Suasana pantai di Gampong (Desa) Alue Buya Pasie, Kecamatan Jangka, Kabupaten Bireuen, Aceh menjadi hiruk pikuk, pada Minggu (6/3) dini hari waktu setempat. Ratusan orang dalam kondisi basah kuyup bergerombol di tepian pantai. Tak jauh dari bibir pantai, satu kapal motor kayu dengan bobot 30GT mengapung. Bentuk kapal itu tak seragam dengan milik nelayan setempat.
Keberadaan orang-orang yang merapat ke pantai itu dipergoki warga Gampong Alue Buya Pasie, yang malam itu sedang mencari kepiting. Temuan itu buru-buru diteruskan ke aparatur desa.

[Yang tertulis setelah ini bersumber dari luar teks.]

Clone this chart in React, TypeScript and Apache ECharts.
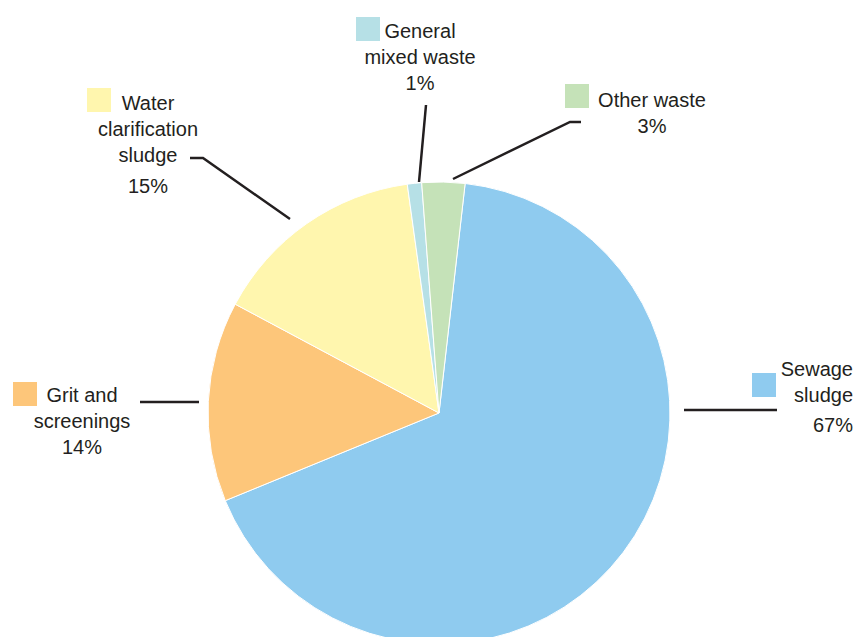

“Jumpanya sekitar jam 3 [dini hari]. Jadi [warga] melapor kepada kami sekitar jam 4 [dini hari]. Dia mengintip-ngintip siapa dan mencari tahu,” kata Geuchik (Kepala Desa) Gampong Alue Buya Pasie, Muslim Abdul Majid, saat dihubungi VICE.

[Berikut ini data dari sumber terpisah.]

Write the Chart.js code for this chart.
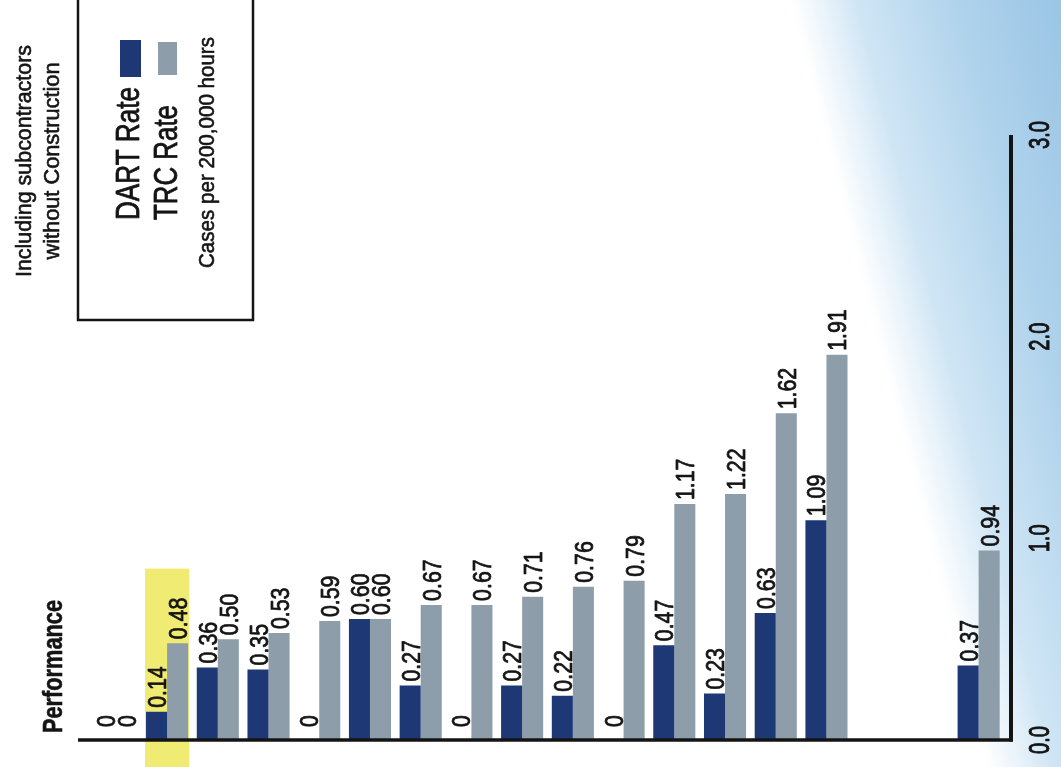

Tak lama kemudian, datanglah personel TNI, polisi, serta perangkat desa ke area pantai. Setelah diperiksa, mereka semua imigran etnis Rohingya asal Myanmar yang terdampar di pesisir Bireuen. Total jumlahnya 114 orang, terdiri 58 laki-laki, 21 perempuan, dan 35 anak-anak.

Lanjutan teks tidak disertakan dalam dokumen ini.